Infinity Flux is a permanent immersive art installation in Chattanooga's North Shore district that uses projection mapping, sound design, and spatial architecture to create environments that respond to visitor movement. This guide explains what the experience delivers, who benefits most from visiting, and how it compares to other interactive art options in the city.
The installation occupies a converted industrial space and runs as a ticketed attraction with rotating exhibitions. Entry is $18 for adults, $14 for students and seniors, with group rates available for parties of eight or more. Hours vary seasonally; the venue typically operates Thursday through Sunday evenings, with extended hours on weekends. Verification of current hours is worth confirming directly, as scheduling shifts with exhibition changes.
Infinity Flux guides visitors through a sequence of rooms rather than a single continuous space. Each chamber isolates a different sensory premise: one uses floor sensors to trigger audio and light shifts as you move, another layers projected geometry over physical architecture so the boundary between surface and illusion blurs, a third responds to group positioning so larger crowds create more complex visual patterns. The total experience takes 45 to 75 minutes depending on pacing and how long visitors linger in each room.
The appeal lies in the absence of passive observation.

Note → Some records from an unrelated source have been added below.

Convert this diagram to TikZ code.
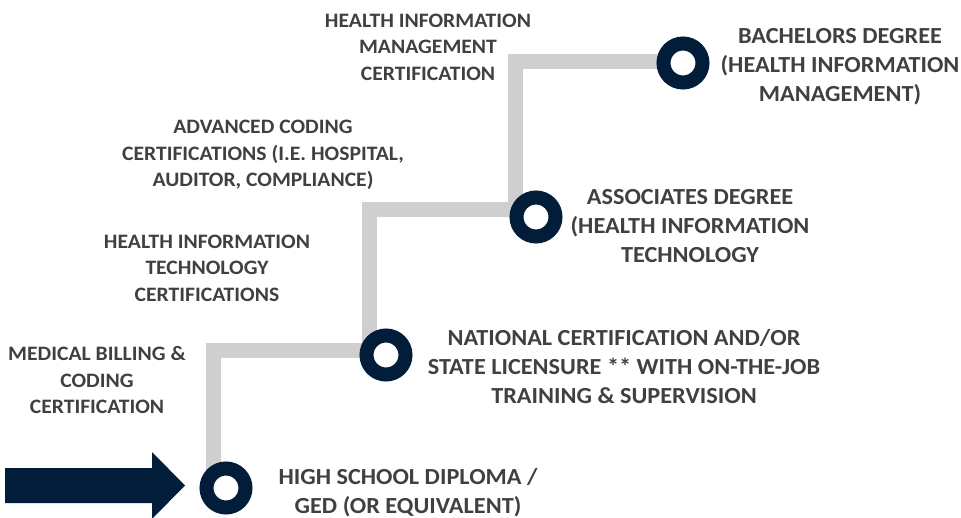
\documentclass[tikz,border=0pt]{standalone}
\usepackage{fontspec}
\setmainfont{Carlito}[FakeStretch=1.055]
\usepackage{tikz}
\usetikzlibrary{backgrounds}
\definecolor{navy}{RGB}{2,29,58}
\definecolor{trackgray}{RGB}{208,206,206}
\definecolor{textgray}{RGB}{64,64,64}
\newcommand{\bigstep}{\fontsize{23pt}{29pt}\selectfont\bfseries}
\newcommand{\smallstep}{\fontsize{20.5pt}{26.5pt}\selectfont\bfseries}
\tikzset{
    stop/.style={draw=navy, circle, fill=white, line width=14pt, minimum size=39pt, inner sep=0pt},
    track/.style={draw=trackgray, line width=15pt, line join=miter},
    degree/.style={align=center, text=textgray, font=\bigstep, inner sep=0pt},
    cert/.style={align=center, text=textgray, font=\smallstep, inner sep=0pt}
}

\begin{document}
\begin{tikzpicture}[x=1pt, y=-1pt]
    \useasboundingbox (0,0) rectangle (961,518);

    % stops on the ladder
    \node[stop] (hs) at (226,488) {};
    \node[stop] (lic) at (386,355) {};
    \node[stop] (assoc) at (536,217) {};
    \node[stop] (bach) at (683,63) {};

    \begin{pgfonlayer}{background}
        \draw[track] ([xshift=-13pt]hs.center) |- ([yshift=4pt]lic.center);
        \draw[track] ([xshift=-17pt]lic.center) |- ([yshift=7pt]assoc.center);
        \draw[track] ([xshift=-21pt]assoc.center) |- ([yshift=1pt]bach.center);
    \end{pgfonlayer}

    % entry arrow
    \fill[navy] (5,468) -- (152,468) -- (152,452) -- (185,485.5)
        -- (152,519) -- (152,503) -- (5,503) -- cycle;

    % degrees
    \node[degree] (hs-text) at (408,493) {HIGH SCHOOL DIPLOMA /\\GED (OR EQUIVALENT)};
    \node[degree] (lic-text) at (624,367) {NATIONAL CERTIFICATION AND/OR\\STATE LICENSURE ** WITH ON-THE-JOB\\TRAINING \& SUPERVISION};
    \node[degree] (assoc-text) at (690,226) {ASSOCIATES DEGREE\\(HEALTH INFORMATION\\TECHNOLOGY};
    \node[degree] (bach-text) at (840,67) {BACHELORS DEGREE\\(HEALTH INFORMATION\\MANAGEMENT)};

    % certifications
    \node[cert] (billing) at (97,380) {MEDICAL BILLING \&\\CODING\\CERTIFICATION};
    \node[cert] (hit) at (207,268) {HEALTH INFORMATION\\TECHNOLOGY\\CERTIFICATIONS};
    \node[cert] (coding) at (263,155) {ADVANCED CODING\\CERTIFICATIONS (I.E. HOSPITAL,\\AUDITOR, COMPLIANCE)};
    \node[cert] (him) at (428,47) {HEALTH INFORMATION\\MANAGEMENT\\CERTIFICATION};
\end{tikzpicture}
\end{document}
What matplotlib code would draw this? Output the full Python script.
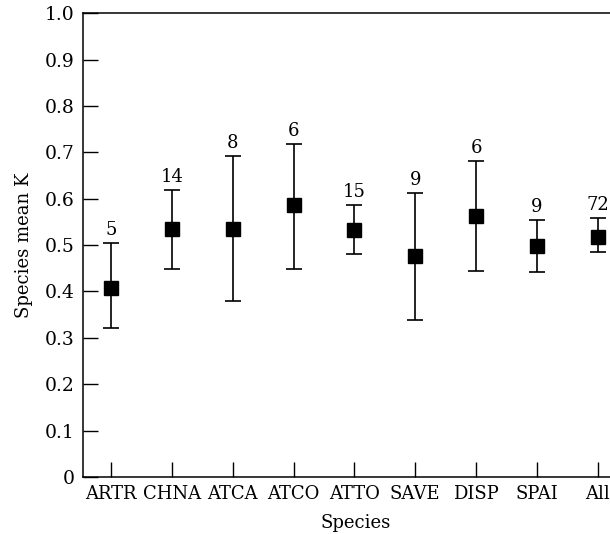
import numpy as np
import matplotlib
matplotlib.use("Agg")
import matplotlib.pyplot as plt

plt.rcParams['font.family'] = ['DejaVu Serif']

especies = ["ARTR", "CHNA", "ATCA", "ATCO", "ATTO", "SAVE", "DISP", "SPAI", "All"]
media_k = [0.407, 0.535, 0.535, 0.587, 0.533, 0.477, 0.563, 0.498, 0.518]
k_sup = [0.504, 0.619, 0.692, 0.718, 0.587, 0.613, 0.682, 0.554, 0.558]
k_inf = [0.322, 0.449, 0.379, 0.449, 0.481, 0.338, 0.444, 0.441, 0.486]
n_muestras = [5, 14, 8, 6, 15, 9, 6, 9, 72]

x = np.arange(len(especies))
media_k = np.array(media_k)
err = [media_k - np.array(k_inf), np.array(k_sup) - media_k]

fig = plt.figure(figsize=(6.1, 5.34), dpi=100)
ax = fig.add_axes([0.136, 0.107, 0.864, 0.868])

ax.errorbar(x, media_k, yerr=err, fmt='s', color='black', ecolor='black',
            markersize=9.5, capsize=6, elinewidth=1.2, capthick=1.2)

# numero de muestras encima de cada barra
for xi, top, n in zip(x, k_sup, n_muestras):
    ax.annotate(str(n), (xi, top), xytext=(0, 3), textcoords='offset points',
                ha='center', va='bottom', fontsize=13)

ax.set_xlim(-0.46, 8.2)
ax.set_ylim(0, 1.0)
ax.set_xticks(x)
ax.set_xticklabels(especies)
ax.set_yticks(np.arange(0, 1.01, 0.1))
ax.set_yticklabels(["0"] + ["%.1f" % v for v in np.arange(0.1, 1.01, 0.1)])
ax.tick_params(direction='in', length=11, width=1, labelsize=13, pad=6)
ax.tick_params(axis='y', labelsize=13.5)

ax.spines['right'].set_visible(False)
for s in ['left', 'top', 'bottom']:
    ax.spines[s].set_linewidth(1.1)

ax.set_xlabel("Species", fontsize=13)
ax.set_ylabel("Species mean K", fontsize=13)
ax.xaxis.set_label_coords(0.518, -0.08)
ax.yaxis.set_label_coords(-0.095, 0.5)

fig.savefig("out.png", dpi=100)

Unlike traditional gallery viewing, where you stand still and the art remains constant, Infinity Flux makes your body part of the composition. Visitors who expect to photograph their way through will find the lighting and ephemeral nature of projected elements frustrating. Those who enter with the intention to explore spatial relationships, test boundaries, and watch the system respond to collective movement tend to report higher satisfaction.
The Hunter Museum of American Art, located on the Bluff directly across the Tennessee River, offers interactive contemporary galleries alongside traditional painting and sculpture collections. Admission runs $15 for adults; combination memberships that include both the Hunter and other cultural venues run $45 annually. The Hunter's interactive elements are typically 1 to 3 installations rotating through dedicated gallery space rather than the entire experience. If your goal is to sample interactive art within a broader museum context, the Hunter provides that layering. If you want immersion as the primary event, Infinity Flux concentrates that focus.
Chattanooga's Creative Discovery Museum, aimed primarily at families with children under 12, offers hands-on exhibits including sound installations and light-responsive displays. Admission is $12.95 per person. The interactivity centers on learning principles: cause-and-effect, material exploration, problem-solving. Infinity Flux has no educational scaffolding and contains adult-oriented abstraction. These serve different needs rather than duplicating each other.
The Chattanooga Theatre Centre, also in the North Shore district, produces narrative-based performance art where interaction is presence and attention rather than physical triggering. A single production ticket runs $20 to $30. If you're weighing whether to spend an evening on Infinity Flux or live performance, the decision hinges on whether you want formal storytelling or open-ended sensory experimentation.
Groups under five people often report that Infinity Flux feels designed for their scale. The sensor systems track individual positioning clearly, and the feedback is immediate and personal. Groups of 10 or more tend to experience the installation differently: the projections become more complex because multiple bodies generate multiple data inputs, but individual agency diminishes because you're part of a crowd responding to crowd-level patterns. This is not a criticism; it's a structural reality worth knowing before arriving with a large party.
First-time immersive art visitors sometimes enter expecting Infinity Flux to narrate or guide them. It does not. There are no instructions beyond basic safety. This openness appeals to people with contemporary art literacy and frustrates those expecting wayfinding. Venues like the Hunter Museum contextualize interactive pieces with wall text and artist statements. Infinity Flux assumes you'll construct your own meaning from the sensory data.
People with photosensitive epilepsy or migraine triggers should consult Infinity Flux's access information before purchasing tickets. The installation uses rapid projection shifts and strobe-adjacent lighting in specific chambers. The venue can advise which rooms pose risk and whether modified routes are available.
Parking is available in the North Shore surface lots and nearby garage structures; street parking fills quickly on weekend evenings. The installation occupies a climate-controlled space, so dress for indoor temperatures rather than outdoor weather. Comfortable walking shoes are practical since the experience involves standing and moving for over an hour. Visitors frequently report that photographing the experience is less rewarding than remembering it; the projection-mapped environments photograph poorly on phones and distract from real-time sensory immersion.
Tickets sell out on weekend evenings in high season (October through December), so advance purchase online is advisable. The last entry typically closes 90 minutes before the venue's closing time to allow visitors to complete the sequence. Arriving more than 15 minutes past your booked time may forfeit admission.
Infinity Flux occupies a specific niche in Chattanooga's arts landscape: it's immersive without being narrative, interactive without being educational, and sensory-focused without being performance-based. It works well for visitors seeking to experience art as a spatial event rather than an object to interpret. It works poorly for those wanting social entertainment or guided learning. Confirm current hours, book ahead for weekend visits, and plan to move through the space without your phone as a mediating tool. The installation pays attention to how you move; your attention in return makes the ticket worth its cost.